MAR/APR 99: DOG AND CAT OWNERS OPPOSE SAME OLD OHIO CRUELTY BILL
By: Norma Bennett Woolf Date: 01/9/2012 Category: | Animal Legislation | Canine Issues | Shelter Issues |
In 1998, Ohio HB 437, an anti-cruelty bill supported by the Humane Society of the US, was referred to the House Agriculture Committee after a floor fight over provisions denying due process to animal owners, and there it died when the session ended at the end of the year.
The new session was barely a month old when Representative Patrick Tiberi introduced the same bill as HB 108 and promoted it to the members of the Criminal Justice Committee. Tiberi began immediately to hear from dog and cat fanciers, and he agreed to a meeting with these groups on February 23. At that meeting, attended by representatives from Ohio Valley Dog Owners Inc. and the Cat Fancier's Association, he agreed to put the bill on hold until his staff could investigate fanciers concerns on several issues and said he would drop some sections of the bill outright if fanciers would work with him to upgrade the state's antiquated cruelty statutes. Like many bills proposed by animal rights activists throughout the country, the Ohio bill raises some animal cruelty offenses to felonies, separates offenses against animals kept as pets and mascots from those against livestock, allows impoundment of animals without a warrant, requires pre-trial payment of expenses for impounded animals, permits forfeiture of animals if the owner cannot or will not make pretrial payments, and contains language that could jeopardize customary animal husbandry practices such as ear cropping and tail docking.
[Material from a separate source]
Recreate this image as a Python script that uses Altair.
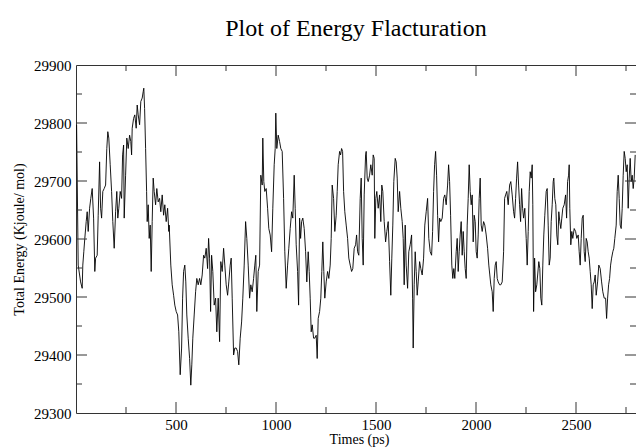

Current Ohio law does not require that humane agents have any qualifications before hiring or any training to carry out the duties under the state's cruelty statutes. Fanciers asked Tiberi to put training requirements in the bill, but the representative said he was reluctant to propose any new budget items either to be funded by the state or to mandate funding by the counties. However, OVDO proposed a nonprofit foundation administered by the state to pay for training. The foundation would receive fine money from cruelty convictions and donations from animal organizations, animal-related businesses, and individuals. The standards would require that agents receive specified training in the law, legal procedure, and animal husbandry. The representative said that he would have his legislative aide research the idea. Fanciers are also working on alternatives to HB 108 and plan to meet further with Tiberi and other legislators to draft an effective and fair bill to protect Ohio's animals and animal owners.